Fait amusant, Goleman n’est absolument pas l’inventeur de l’intelligence émotionnelle (EI), on peut retrouver cette terminologie déjà proposée dans une thèse doctorale en philo 10 ans avant son bouquin. Autre fait amusant, dans le monde de la psychologie, Goleman n’est pas non plus le premier à proposer l’IE. C’est Mayer and Salovey (1990) les premiers qui ont développé un modèle et un peu plus tard une échelle pour mesurer leur construit. Leur échelle, le MEIS a fait d’ailleurs l’objet d’une révision quelques années plus tard pour donner naissance à une autre ; la MSCEIT qui est la plus couramment utilisée aujourd’hui, ces deux noms sont importants donc retenez-les, on aura l’occasion d’en reparler en long et large.
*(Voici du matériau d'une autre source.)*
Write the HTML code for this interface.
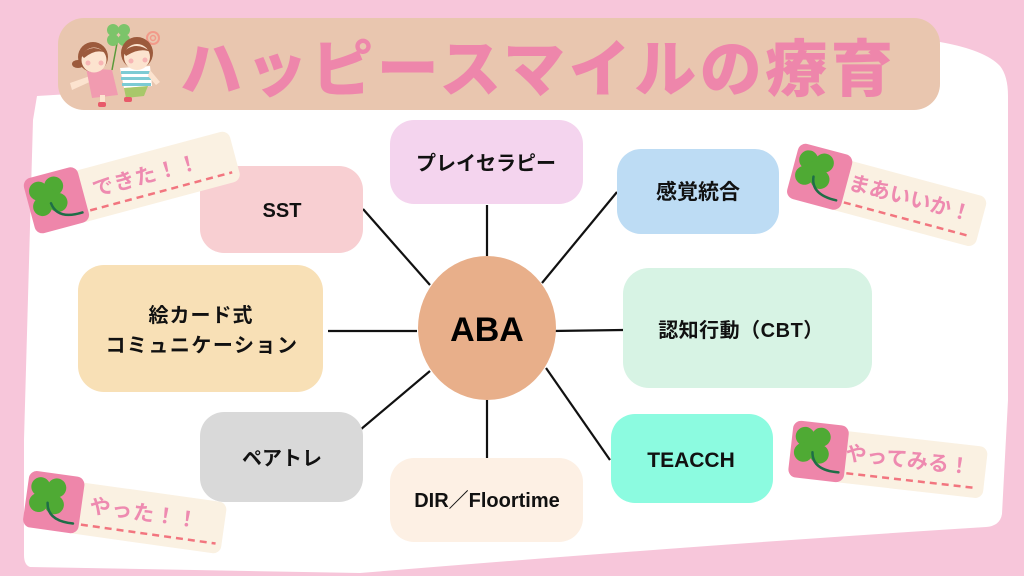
<!DOCTYPE html>
<html><head><meta charset="utf-8"><style>
html,body{margin:0;padding:0;background:#F7C6DA;}
svg{display:block;}
text{font-family:"Liberation Sans","Noto Sans CJK JP",sans-serif;}
</style></head><body>
<svg width="1024" height="576" viewBox="0 0 1024 576" xmlns="http://www.w3.org/2000/svg">
<defs>
<g id="clover">
  <circle cx="13" cy="15" r="9.5" fill="#4FAA34"/>
  <circle cx="29" cy="14" r="9.5" fill="#4FAA34"/>
  <circle cx="13" cy="31" r="9.5" fill="#4FAA34"/>
  <circle cx="29" cy="31" r="9.5" fill="#4FAA34"/>
  <circle cx="21" cy="22.5" r="8" fill="#4FAA34"/>
  <path d="M22 30 Q24 48 50 47" fill="none" stroke="#1E6E47" stroke-width="2.5" stroke-linecap="round"/>
</g>
</defs>
<rect width="1024" height="576" fill="#F7C6DA"/>
<!-- white paper -->
<path d="M37 96 L940 42 Q985 50 1000 66 Q1008 76 1008 96 L1008 400 L1002 514 Q1000 526 986 527 Q700 545 360 573 L30 567 Q24 565 24 555 L24 440 L33 120 Z" fill="#FFFFFF"/>
<!-- header -->
<rect x="58" y="18" width="882" height="92" rx="26" fill="#E9C6AF"/>
<text x="180" y="91" font-size="62" font-weight="900" fill="#EE86AB" textLength="713" lengthAdjust="spacing">ハッピースマイルの療育</text>
<!-- kids illustration -->
<g>
  <line x1="112" y1="70" x2="118" y2="38" stroke="#5A9A3A" stroke-width="1.5"/>
  <circle cx="113" cy="30" r="6" fill="#7CC46A"/><circle cx="124" cy="30" r="6" fill="#7CC46A"/>
  <circle cx="113" cy="40" r="6" fill="#7CC46A"/><circle cx="124" cy="40" r="6" fill="#7CC46A"/>
  <circle cx="153" cy="38" r="6" fill="none" stroke="#F29A8A" stroke-width="2"/>
  <circle cx="153" cy="38" r="2.5" fill="none" stroke="#F29A8A" stroke-width="1.5"/>
  <!-- girl -->
  <path d="M70 83 L90 76 L94 80 L72 90 Z" fill="#FCE3CF"/>
  <path d="M86 68 L112 70 L118 95 L92 98 Z" fill="#F19BB0"/>
  <rect x="100" y="95" width="5" height="9" fill="#FCE3CF"/>
  <rect x="98" y="102" width="8" height="5" rx="2" fill="#E85A6A"/>
  <ellipse cx="78" cy="64" rx="6" ry="4" fill="#9C5A3C"/>
  <circle cx="93" cy="57" r="15" fill="#9C5A3C"/>
  <circle cx="94" cy="60" r="12.5" fill="#FCE3CF"/>
  <path d="M81 55 Q92 42 106 53 Q96 48 84 58 Z" fill="#9C5A3C"/>
  <circle cx="88" cy="63" r="2.5" fill="#F7B5B5"/><circle cx="101" cy="63" r="2.5" fill="#F7B5B5"/>
  <!-- boy -->
  <path d="M120 68 L150 66 L152 86 L124 88 Z" fill="#FFFFFF"/>
  <rect x="121" y="71" width="30" height="3" fill="#7CCBD4"/>
  <rect x="121" y="77" width="30" height="3" fill="#7CCBD4"/>
  <rect x="122" y="83" width="29" height="3" fill="#7CCBD4"/>
  <path d="M124 88 L148 86 L144 96 L126 98 Z" fill="#A8C86A"/>
  <path d="M150 70 L160 82 L156 85 L148 76 Z" fill="#FCE3CF"/>
  <rect x="124" y="97" width="8" height="5" rx="2" fill="#E85A6A"/>
  <circle cx="137" cy="53" r="16" fill="#9C5A3C"/>
  <circle cx="137" cy="57" r="13" fill="#FCE3CF"/>
  <path d="M123 52 Q136 40 151 52 Q140 47 126 56 Z" fill="#9C5A3C"/>
  <circle cx="131" cy="61" r="2.5" fill="#F7B5B5"/><circle cx="145" cy="60" r="2.5" fill="#F7B5B5"/>
</g>
<!-- connectors -->
<g stroke="#111" stroke-width="2.2" stroke-linecap="butt">
  <line x1="487" y1="205" x2="487" y2="256"/>
  <line x1="542" y1="283" x2="617" y2="192"/>
  <line x1="363" y1="209" x2="430" y2="285"/>
  <line x1="328" y1="331" x2="417" y2="331"/>
  <line x1="552" y1="331" x2="623" y2="330"/>
  <line x1="430" y1="371" x2="360" y2="430"/>
  <line x1="487" y1="400" x2="487" y2="458"/>
  <line x1="546" y1="368" x2="610" y2="460"/>
</g>
<!-- nodes -->
<rect x="390" y="120" width="193" height="84" rx="24" fill="#F4D4EE"/>
<text x="486" y="170" font-size="20" font-weight="700" fill="#111" text-anchor="middle">プレイセラピー</text>
<rect x="617" y="149" width="162" height="85" rx="24" fill="#BDDCF4"/>
<text x="698" y="199" font-size="21" font-weight="700" fill="#111" text-anchor="middle">感覚統合</text>
<rect x="200" y="166" width="163" height="87" rx="24" fill="#F8CFD2"/>
<text x="282" y="217" font-size="20" font-weight="700" fill="#111" text-anchor="middle">SST</text>
<rect x="78" y="265" width="245" height="127" rx="26" fill="#F8E0B6"/>
<text x="201" y="322" font-size="20" font-weight="700" fill="#111" text-anchor="middle" letter-spacing="1">絵カード式</text>
<text x="202" y="352" font-size="20" font-weight="700" fill="#111" text-anchor="middle" letter-spacing="1.5">コミュニケーション</text>
<rect x="623" y="268" width="249" height="120" rx="26" fill="#D7F3E4"/>
<text x="741" y="337" font-size="20" font-weight="700" fill="#111" text-anchor="middle" letter-spacing="0.5">認知行動（CBT）</text>
<rect x="200" y="412" width="163" height="90" rx="24" fill="#D9D9D9"/>
<text x="282" y="465" font-size="20" font-weight="700" fill="#111" text-anchor="middle">ペアトレ</text>
<rect x="390" y="458" width="193" height="84" rx="24" fill="#FDF0E4"/>
<text x="487" y="507" font-size="20" font-weight="700" fill="#111" text-anchor="middle">DIR／Floortime</text>
<rect x="611" y="414" width="162" height="89" rx="24" fill="#8CFBE0"/>
<text x="691" y="467" font-size="21" font-weight="700" fill="#111" text-anchor="middle">TEACCH</text>
<!-- ABA -->
<ellipse cx="487" cy="328" rx="69" ry="72" fill="#E8AF8A"/>
<text x="487" y="341" font-size="34" font-weight="700" fill="#000" text-anchor="middle">ABA</text>
<!-- tag 1 -->
<g transform="translate(22,180) rotate(-15)">
  <rect x="44" y="5" width="168" height="52" rx="8" fill="#FAF1E2"/>
  <rect x="0" y="0" width="56" height="57" rx="8" fill="#EE86AA"/>
  <use href="#clover"/>
  <text x="66" y="35" font-size="21" font-weight="700" fill="#EE8AB0" letter-spacing="1">できた！！</text>
  <line x1="58" y1="47" x2="205" y2="47" stroke="#F2757F" stroke-width="2.5" stroke-dasharray="7 5"/>
</g>
<!-- tag 2 -->
<g transform="translate(800,142) rotate(15)">
  <rect x="44" y="5" width="152" height="52" rx="8" fill="#FAF1E2"/>
  <rect x="0" y="0" width="56" height="57" rx="8" fill="#EE86AA"/>
  <use href="#clover"/>
  <text x="58" y="33" font-size="21" font-weight="700" fill="#EE8AB0">まあいいか！</text>
  <line x1="58" y1="47" x2="190" y2="47" stroke="#F2757F" stroke-width="2.5" stroke-dasharray="7 5"/>
</g>
<!-- tag 3 -->
<g transform="translate(794,420) rotate(6.5)">
  <rect x="44" y="5" width="152" height="52" rx="8" fill="#FAF1E2"/>
  <rect x="0" y="0" width="56" height="57" rx="8" fill="#EE86AA"/>
  <use href="#clover"/>
  <text x="55" y="34" font-size="21" font-weight="700" fill="#EE8AB0">やってみる！</text>
  <line x1="58" y1="47" x2="190" y2="47" stroke="#F2757F" stroke-width="2.5" stroke-dasharray="7 5"/>
</g>
<!-- tag 4 -->
<g transform="translate(30,470) rotate(8)">
  <rect x="44" y="5" width="156" height="52" rx="8" fill="#FAF1E2"/>
  <rect x="0" y="0" width="56" height="57" rx="8" fill="#EE86AA"/>
  <use href="#clover"/>
  <text x="64" y="34" font-size="21" font-weight="700" fill="#EE8AB0" letter-spacing="1">やった！！</text>
  <line x1="58" y1="47" x2="194" y2="47" stroke="#F2757F" stroke-width="2.5" stroke-dasharray="7 5"/>
</g>
</svg>
</body></html>
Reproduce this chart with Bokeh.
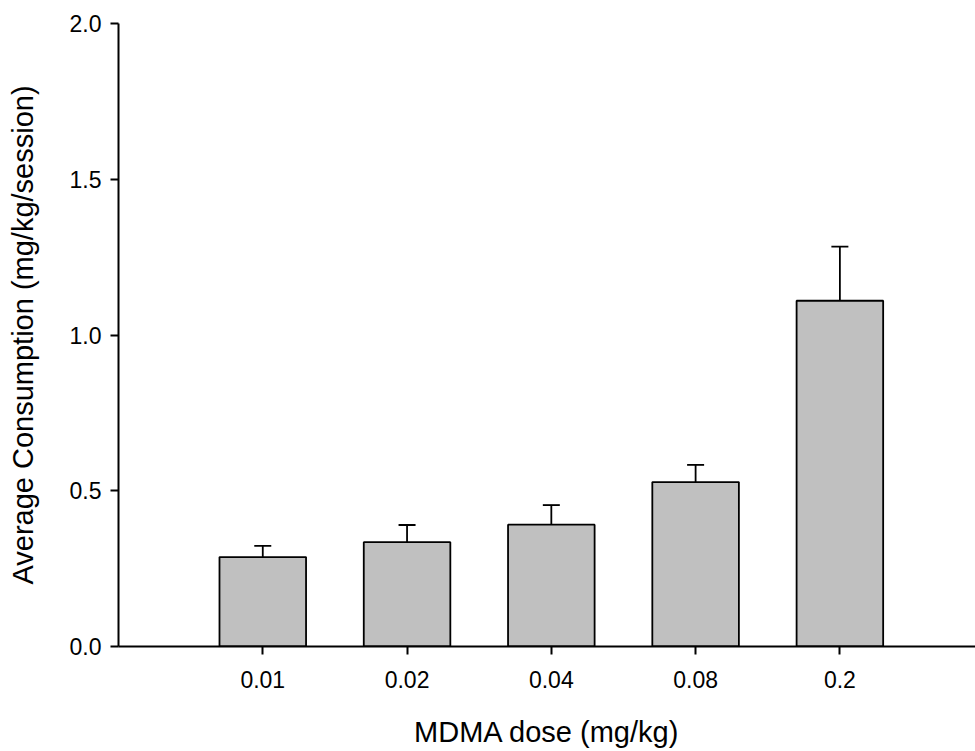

Les deux auteurs sus-cités ont une vision de l’IE comme d’une forme d’intelligence parallèle, pas totalement indépendante mais séparée de ‘l’intelligence cognitive’ mesurée par le QI tel qu’en témoigne leur définition dans l’article de référence:
« La capacité de contrôler ses propres sentiments et émotions et celles des autres, de les distinguer et d’utiliser ces informations pour guider sa pensée et son action ».
The intelligence of emotional intelligence. (1993, p.433)
C’est ainsi la naissance de l’IE-Capacité. Leurs échelles et leur modèle comme tous les autres seront traités dans les parties 2 et 3 de cette série d’articles plus en détail. Arrêtons nous un instant sur leur modèle qui est à la base de beaucoup d’échelles construites pour mesurer l’IE. Il est en soit assez simple et peut se comprendre facilement. Il est composé de 4 branches qui suivent un ordre hiérarchique et dont les 4 points sont les suivants :

La capacité à gérer ses émotions pour atteindre des buts.
La compréhension des émotions et des affects d’autrui.
L’utilisation des émotions pour faciliter la pensée.
La perception correcte de ses émotions et celles d’autrui.
ll est important de distinguer 2 choses arrivé à ce stade. Il faut distinguer la façon dont l’IE est conceptualisée et la façon dont elle est mesurée. Il existe grosso modo 4* grandes façons de faire:

Il est possible de conceptualiser l’IE comme une capacité (ce qu’ont fait Salovey & Mayer) et la mesurer avec des tests de performances. Typiquement dans le MSCEIT, on mesure la capacité des gens à résoudre des problèmes liés aux émotions et qui contiennent des réponses jugées correctes ou incorrectes (par exemple, les participants voient plusieurs visages et répondent en indiquant quelle émotion spécifique est présente sur le visage).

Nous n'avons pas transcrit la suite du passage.